Christopher Nosnibor

Less than a year on from Faces & Fragments, Neuro… No Neuro are back again with another substantial instalment of scratchy, glitchy electronica that’s rich in retro vibes.

Each piece is short – around two minutes – and drifts into the next. As the air floats past carrying soft analogue notes on a gentle waft, you suddenly realise you’re already five tracks in. It’s not that Compartments is undemanding, so much as that it’s subtle, meaning that it circulates in the atmosphere without dominating your headspace in an intrusive fashion.

The beats are backed off, even as they stutter and troll, flicker and jar. There’s a softness about the sounds and the way these woozy, warped snippets trickle together that’s almost soporific, especially when tinkling chimes cascade in ripples.

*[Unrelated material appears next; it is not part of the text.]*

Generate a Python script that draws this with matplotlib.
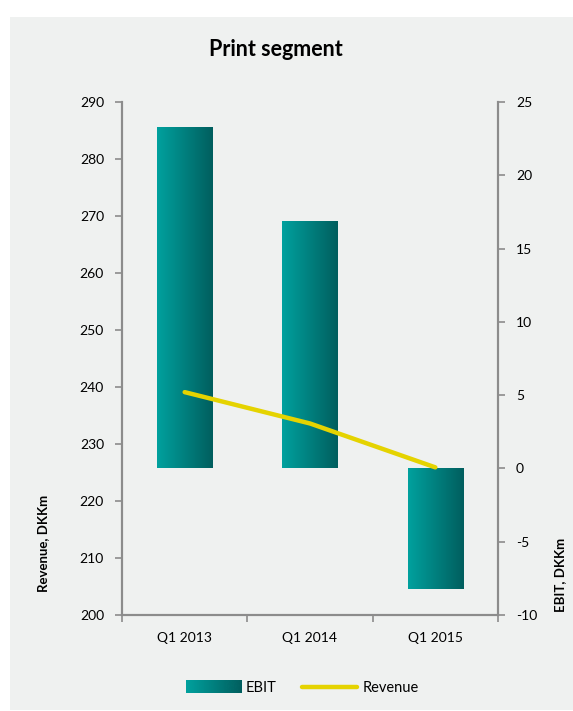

The Mille Plateaux website describes Compartments as Kawaii-Glitch (Kawaii being the Japanese culture of cuteness), noting that ‘The very artificial glitch aesthetics are not, as usual, depicted by a cold and sterile feeling; but quite contrary have the qualities of an artificial sweetener… Be careful when associating kawaii with just sweet, innocent or cute notions… just as Anime often masks grown-up topics with ‘childish’ surface structures, the album underlies a soft darkness & melancholy. Sometimes the unspeakable comes in disguise. Like the fashion style Yami-Kawaii, a bizarre mixture of kawaii-aesthetics with questions of depression and suicide, this album offers a mixillogical splice of life in which every second might take a turn into the irreal and eerie. To make distinctions between what is real and what are delusions, dreams or nightmares, emotional highs and lows, becomes impossible. In some sense it is ‘too much’ while still minimalistic in style.’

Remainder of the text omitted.